Funny that Corona cites Dean Pompeyo Diaz who was spot on when he made the astute observation that among the many evil people in this world the most dangerous is the one who knows the law but has no conscience. It is a conclusion one can make upon seeing the proliferation of mercenary lawyers who make a living (a lucrative one) taking on hopeless cases which seem indefensible from the very start. What makes it deplorable is that these lawyers are among the most brilliant ones, bar topnotchers from the best of schools who know the law in depth; know them enough to twist it in favour of their clients through skilful manipulation of the technical aspects of the law. We’ve been through this discussion before, with the pro Corona advocates insisting on the literal application of the law without regard to the moral precepts that they are based on; without regard to recognizing what is patently evil and conventionally wrong—judging on the letter of the law and using procedures that ensure “due process” to free the obviously guilty Big Man of wealth and power but seldom protects Juan of humble circumstances and simple perspectives
The tact that the defense panel has taken is the suppression of evidences and testimonies through the knowledge of the intricacies of forensics, evidence presentation, admissibility of testimonies, correctness of form, legalese and just about anything that they can cite to bedevil the prosecutors who are generally inexperienced and ill trained in this art.

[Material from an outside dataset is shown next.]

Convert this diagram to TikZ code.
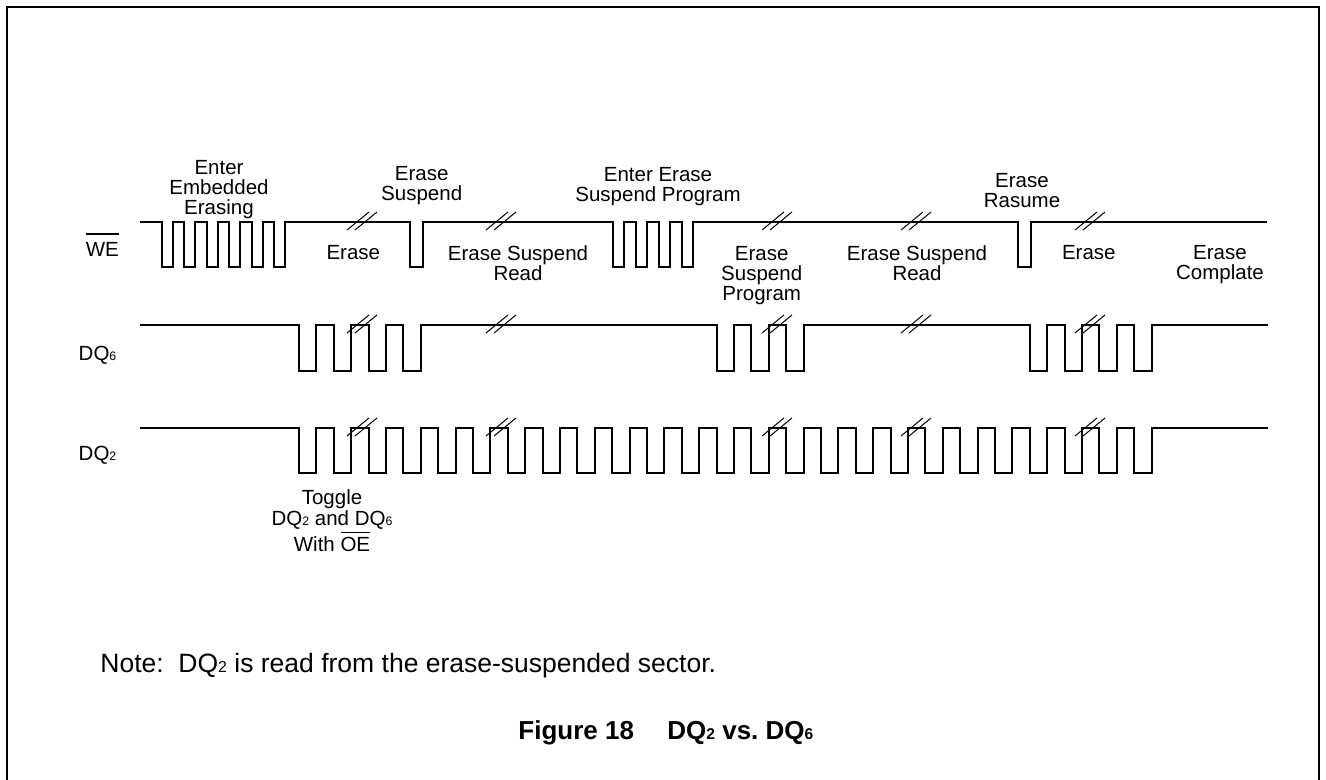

Corona protests that he is being demonized by being depicted as abominable and unworthy. He said it didn’t matter because he alone knows the truth--but sharing the truth of his dollar accounts would have cleared him of the suspicions and the accusations; he has chosen to keep the truth to himself, thereby, strengthening the perception that he really has something to hide.
The impeachment court is sui generis, a unique assemblage of senator jurors who have been tasked to ferret out the truth without being hampered by the technicalities of a regular court—a proceeding that could easily be understood by most of the constituents; relying on what is commonly accepted as fair and judicious assessments of the facts presented; a people’s court, for the lack of a better term.. The judgment would rely on what are perceived as conventionally correct and truthful minus the legal gobbledegook. A court where Juan would have a chance of getting redress.
Corona wanted to make heroic his act by saying that he was willing to lose everything for something he believes in. He should realize that this is his comeuppance; he had it coming to him. The prospect of losing everything stares him in the face but it is not because of defending what he believes in but due to dishonesty, abuse of position and total loss of integrity as Chief Justice.
An e-mail from DJ de Jesus (grupo58) explained that Corona was not the keynote speaker but volunteered to speak when guests were invited to do so.
from DJ de Jesus:
"The event at which he spoke was the rededication of the Justicia Room, which is adorned by portraits of the Justices of the Supreme Court who are also alumni of the law school, from Teehankee to Corona. Other justices present were invited to speak, but no one (except Corona) came forward to take the floor. Perhaps, the organizers should have anticipated that Corona would use the event to bolster his side on the impeachment case. His presence alone should have raised the alarm. Wnen Fr. Bernie criticized Corona in his PDI column for accepting the "midnight appointment,"Corona reportedly declared that he would never step into the Ateneo again, while Fr. Bernie remained there.
In any event, the impression created in the media that the Ateneo invited Corona to deliver the keynote address at the event, in order to give him a platform to argue his case, I have it on good authority, is mistaken."